By Peter Grear, with AI Assistance
February 13, 2026
The African Union’s recognition of the diaspora as the Sixth Region was historic. But recognition alone does not build markets, create jobs, or unlock ownership. That work belongs to people. And today, it is increasingly clear that Pan-African youth are not waiting for permission to reshape the Sixth Region—they are building it in real time.
Across Lagos, Nairobi, Accra, London, Atlanta, Toronto, and Kingston, a rising generation is forging connections that bypass old gatekeepers. Their Pan-Africanism is less ceremonial and more operational. They are forming startup teams across continents, launching creative collaborations that span oceans, pooling capital through digital platforms, and building networks that treat Africa and its diaspora as one integrated opportunity zone.
For this generation, the Sixth Region is not symbolic. It is strategic.
A Generation Raised in Global Black Connectivity
Unlike earlier eras of Pan-African organizing, today’s youth matured in a world of instant communication. Cultural exchange is not occasional—it is constant. Music, fashion, design, language, and digital culture flow seamlessly between the continent and the diaspora. This has created something powerful: a shared economic imagination.
Young Africans see diaspora professionals as mentors, partners, and investors—not distant relatives. Diaspora youth see Africa not as a place of charity, but as a space of growth, innovation, and opportunity. This mindset shift matters. It moves the Sixth Region from emotional rhetoric to practical collaboration.
From Identity to Infrastructure
Pan-African youth are asking sharper questions than previous generations:
- Where are the cross-border job pipelines?
- How do we move talent efficiently between Africa and the diaspora?
- How do we secure fair access to major contracts?
- How do we build wealth collectively instead of individually?
These are structural questions. And structural questions require structural answers.
That is why policy mechanisms like the Right of First Refusal (RoFR) resonate so strongly with younger audiences. RoFR is not abstract theory to them. It is a gateway. If Africans and diaspora-qualified entities receive priority access to major projects before foreign corporations, young entrepreneurs suddenly see a path into sectors previously out of reach—energy, infrastructure, technology, manufacturing, logistics.
For youth, RoFR represents something simple but profound: a fair starting line.
The Digital Advantage
Africa is the youngest continent on Earth. The diaspora skews younger in many Western economies. This demographic alignment is not accidental—it is strategic leverage.
Young developers in Nairobi are building fintech platforms that serve diaspora remittance flows. Creatives in Dakar collaborate with producers in New York. Startup founders in Accra pitch to diaspora angel networks. These are not isolated examples; they are signals of a broader shift.
Digital fluency allows Pan-African youth to:
- Form cross-border companies
- Share resources and mentorship
- Coordinate investment strategies
- Build media narratives independent of legacy institutions
In short, they are constructing the connective tissue of the Sixth Region themselves.
Institutions Must Catch Up
While youth networks move quickly, institutional structures often lag.

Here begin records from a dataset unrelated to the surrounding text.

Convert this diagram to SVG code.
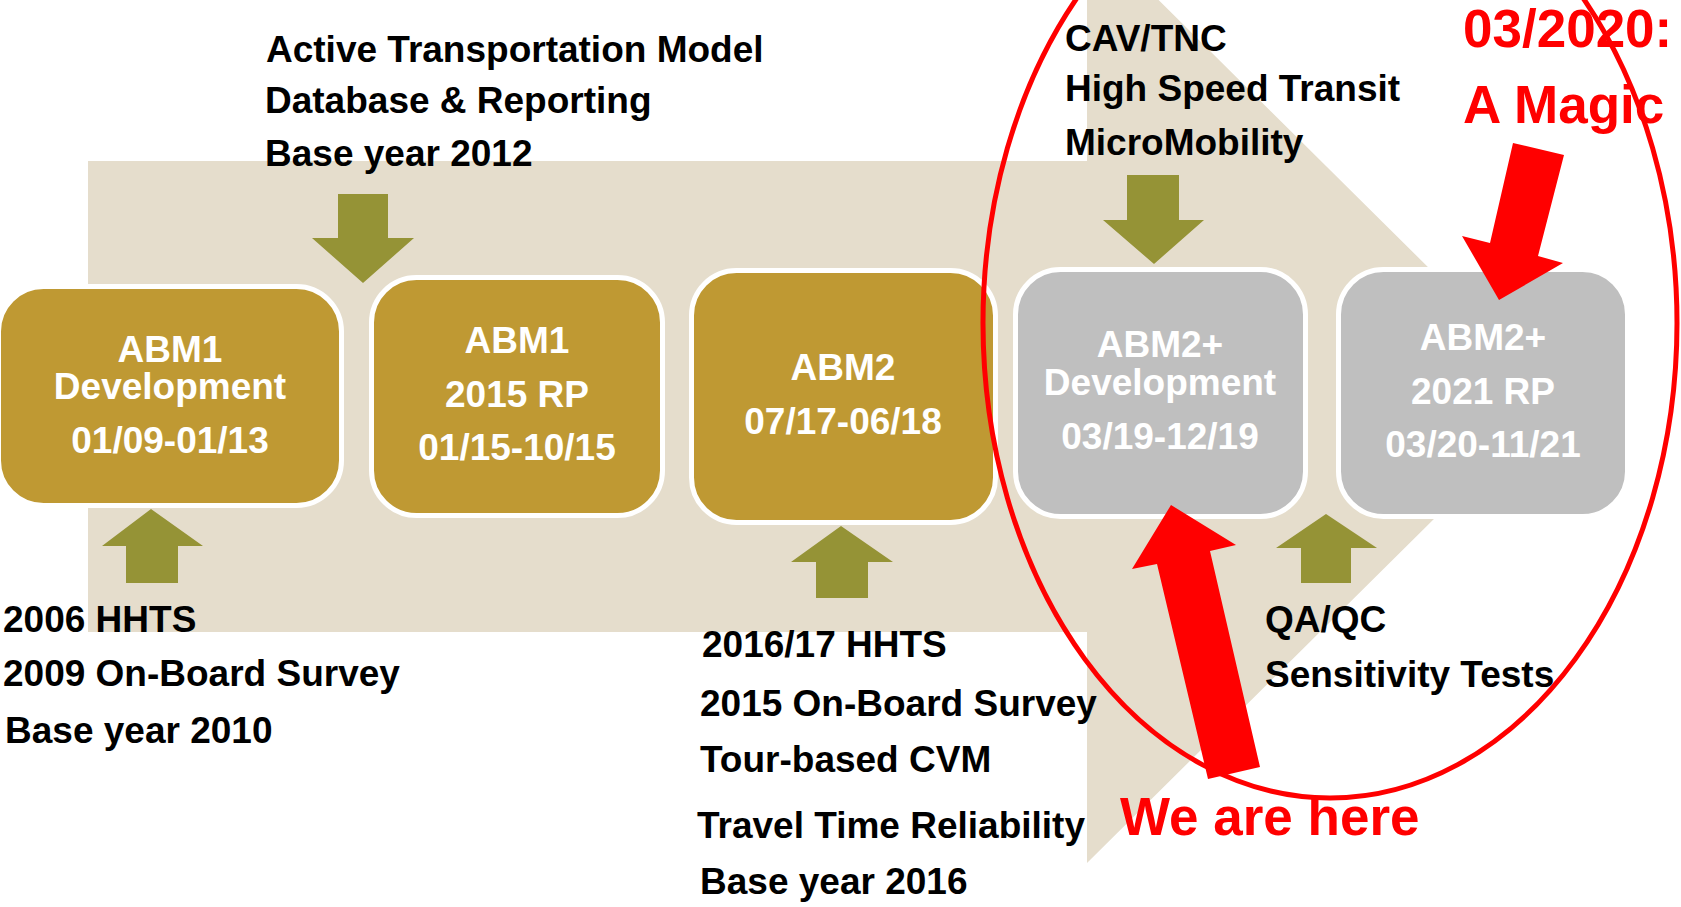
<svg xmlns="http://www.w3.org/2000/svg" width="1681" height="907" viewBox="0 0 1681 907">
<style>
text{font-family:"Liberation Sans",Arial,sans-serif;font-weight:bold;}
.lbl{font-size:37px;fill:#000;}
.bt{font-size:37px;fill:#fff;text-anchor:middle;}
.gold{fill:#BF9933;stroke:#fff;stroke-width:5;}
.gray{fill:#BFBFBF;stroke:#fff;stroke-width:5;}
.olive{fill:#959336;}
.red{fill:#FF0000;}
.rt{font-size:53px;fill:#FF0000;}
</style>
<rect width="1681" height="907" fill="#fff"/>
<g id="timeline-arrow">
<polygon points="88,161 1087,161 1087,-71 1558,396 1087,863 1087,632 88,632" fill="#E5DDCC"/>
</g>
<g id="labels">
<text class="lbl" x="266" y="62">Active Transportation Model</text>
<text class="lbl" x="265" y="113">Database &amp; Reporting</text>
<text class="lbl" x="265" y="166">Base year 2012</text>
<text class="lbl" x="1065" y="51">CAV/TNC</text>
<text class="lbl" x="1065" y="101">High Speed Transit</text>
<text class="lbl" x="1065" y="155">MicroMobility</text>
<text class="lbl" x="3" y="632">2006 HHTS</text>
<text class="lbl" x="3" y="686">2009 On-Board Survey</text>
<text class="lbl" x="5" y="743">Base year 2010</text>
<text class="lbl" x="702" y="657">2016/17 HHTS</text>
<text class="lbl" x="700" y="716">2015 On-Board Survey</text>
<text class="lbl" x="700" y="772">Tour-based CVM</text>
<text class="lbl" x="697" y="838">Travel Time Reliability</text>
<text class="lbl" x="700" y="894">Base year 2016</text>
<text class="lbl" x="1265" y="632">QA/QC</text>
<text class="lbl" x="1265" y="687">Sensitivity Tests</text>
</g>
<g id="box1">
<rect class="gold" x="-1.5" y="286.5" width="343" height="219" rx="45"/>
<text class="bt" x="170" y="362">ABM1</text>
<text class="bt" x="170" y="399">Development</text>
<text class="bt" x="170" y="453">01/09-01/13</text>
</g>
<g id="box2">
<rect class="gold" x="371.5" y="277.5" width="291" height="238" rx="45"/>
<text class="bt" x="517" y="353">ABM1</text>
<text class="bt" x="517" y="407">2015 RP</text>
<text class="bt" x="517" y="460">01/15-10/15</text>
</g>
<g id="box3">
<rect class="gold" x="691.5" y="270.5" width="304" height="252" rx="45"/>
<text class="bt" x="843" y="380">ABM2</text>
<text class="bt" x="843" y="434">07/17-06/18</text>
</g>
<g id="box4">
<rect class="gray" x="1015.5" y="269.5" width="290" height="247" rx="45"/>
<text class="bt" x="1160" y="357">ABM2+</text>
<text class="bt" x="1160" y="395">Development</text>
<text class="bt" x="1160" y="449">03/19-12/19</text>
</g>
<g id="box5">
<rect class="gray" x="1338.5" y="269.5" width="289" height="247" rx="45"/>
<text class="bt" x="1483" y="350">ABM2+</text>
<text class="bt" x="1483" y="404">2021 RP</text>
<text class="bt" x="1483" y="457">03/20-11/21</text>
</g>
<g id="connectors">
<polygon class="olive" points="338,194 388,194 388,238 414,238 363,283 312,238 338,238"/>
<polygon class="olive" points="1127,175 1179,175 1179,220 1204,220 1154,264 1103,220 1127,220"/>
<polygon class="olive" points="151,509 203,546 178,546 178,583 126,583 126,546 102,546"/>
<polygon class="olive" points="841,526 893,562 868,562 868,598 816,598 816,562 791,562"/>
<polygon class="olive" points="1326,514 1377,548 1351,548 1351,583 1301,583 1301,548 1276,548"/>
</g>
<g id="annotations">
<text class="rt" x="1463" y="47">03/2020:</text>
<text class="rt" x="1463" y="123">A Magic</text>
<text class="rt" x="1120" y="835">We are here</text>
<ellipse cx="1330" cy="323" rx="347" ry="475" fill="none" stroke="#FF0000" stroke-width="5"/>
<polygon class="red" points="1171,505 1236,545 1210,551 1260,767 1208,779 1157,564 1132,569"/>
<polygon class="red" points="1513,143 1564,155 1538,256 1563,263 1499,300 1462,236 1490,243"/>
</g>
</svg>
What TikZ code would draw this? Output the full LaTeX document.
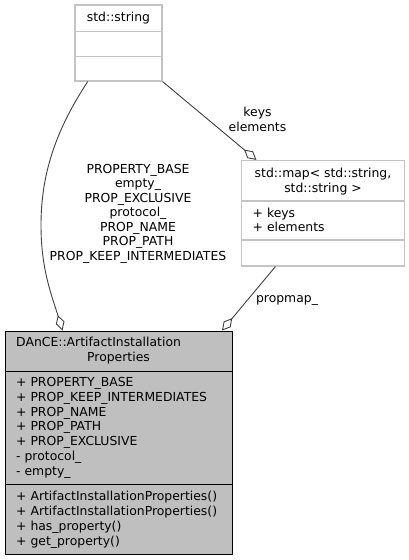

Many diaspora engagement frameworks were built in an era of slower communication and centralized authority. Today’s generation expects transparency, speed, and real participation.
If institutions fail to create accessible pathways—clear procurement rules, youth-inclusive consortia models, transparent RoFR frameworks—young leaders will build parallel systems instead.
The smarter path is alignment.
That means:
- Including youth voices in Sixth Region policy design
- Creating qualification pathways for diaspora startups
- Supporting youth-led venture pools
- Linking education systems to cross-border opportunity networks
The Sixth Region cannot be sustained by nostalgia. It must be engineered for mobility and ownership.
A Wealth Ecosystem Powered by Youth
If Article #13 in this series emphasizes building a diaspora wealth ecosystem through commerce, culture, and community, youth are the catalytic force that activates all three.
They drive cultural exports that build trust and brand equity.
They launch commercial ventures that test cross-border viability.
They form communities that sustain momentum.
What they require now is structural reinforcement—policy clarity, institutional partnership, and capital alignment.
The Sixth Region’s future will not be decided solely in conference halls or diplomatic briefings. It will be shaped in co-working spaces, digital forums, youth summits, startup labs, and transnational collaborations already underway.
The question is not whether Pan-African youth are ready.
They are building regardless.
The question is whether leadership will match their pace.